On 16 Jul 2005 14:16:08 -0700, "pete mack" <pmac360@hotmail.com>
wrote:

>The first is really critical:
>There is a segmentation fault when a store sells out its entire stock.
>I was stocking up on !Hero and ?Blessing for the final battle with
>Morgoth. Fortunately, I was running from inside the debugger, and was
>able to force a save from inside the crashed program. (It restarts on
>the store entrance.)
>I haven't figured out what the bug is. After restocking,
>display_inventory() fails with a bad pointer when attempting to display
>the first restocked item. This doesn't make a lot of sense, since the
>forced file save does work, and shows the new stock on recovery. (The
>same thing happens independently of compiler options, so I don't think
>it's a compiler bug. I'm running on OSX 10.3.9.)
>
Looking at the code, the routine store_maint(store_num) sets (and
leaves) the static pointer st_ptr pointing to an object on the stack
which goes out of scope when store_maint() exits. When the code tries
to display the new inventory, it uses st_ptr which points to a reused
stack area. It needs to be reset to "&store[store_num]" before
calling display_inventory()

>
>The second is known: the de-materialization bug where monsters can't
>attack you inside the wall (unless they are pass-wall or kill-wall).
>This totally screws up game-play for characters with an
>immaterialization escape. Either you have to fight from an ASC and
>just use immaterialization as an escape, or you end up cheating if you
>fight from inside a wall.

Cam
 
G

Guest

Guest
Archived from groups: rec.games.roguelike.angband (More info?)

Cam Moore wrote:
> On 16 Jul 2005 14:16:08 -0700, "pete mack" <pmac360@hotmail.com>
> wrote:
>
> >The first is really critical:
> >There is a segmentation fault when a store sells out its entire stock.
> >I was stocking up on !Hero and ?Blessing for the final battle with
> >Morgoth.
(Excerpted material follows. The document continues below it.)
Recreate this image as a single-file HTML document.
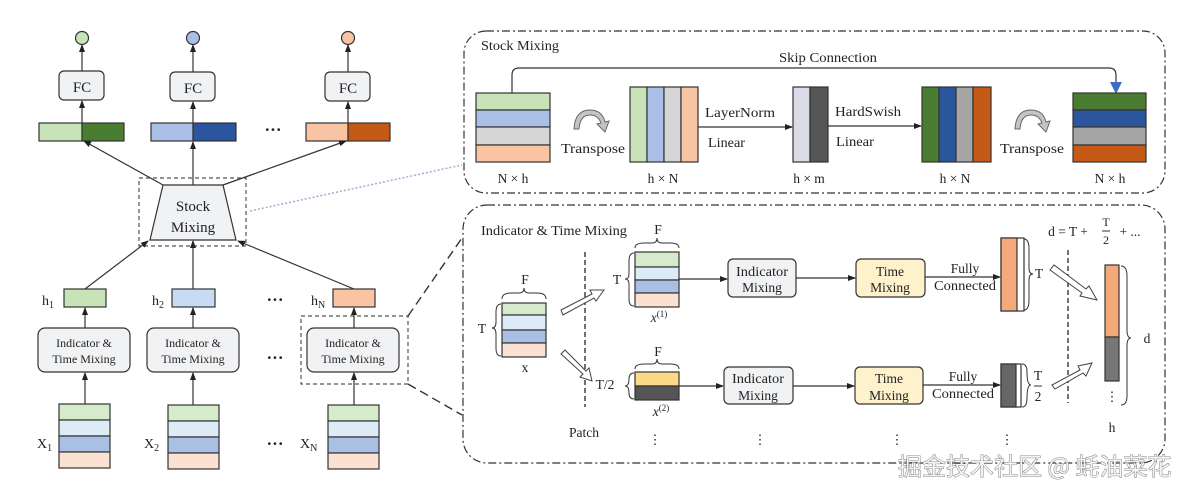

Fortunately, I was running from inside the debugger, and was
> >able to force a save from inside the crashed program. (It restarts on
> >the store entrance.)
> >I haven't figured out what the bug is. After restocking,
> >display_inventory() fails with a bad pointer when attempting to display
> >the first restocked item. This doesn't make a lot of sense, since the
> >forced file save does work, and shows the new stock on recovery. (The
> >same thing happens independently of compiler options, so I don't think
> >it's a compiler bug. I'm running on OSX 10.3.9.)
> >
> Looking at the code, the routine store_maint(store_num) sets (and
> leaves) the static pointer st_ptr pointing to an object on the stack
> which goes out of scope when store_maint() exits. When the code tries
> to display the new inventory, it uses st_ptr which points to a reused
> stack area. It needs to be reset to "&store[store_num]" before
> calling display_inventory()

Yep, you got it.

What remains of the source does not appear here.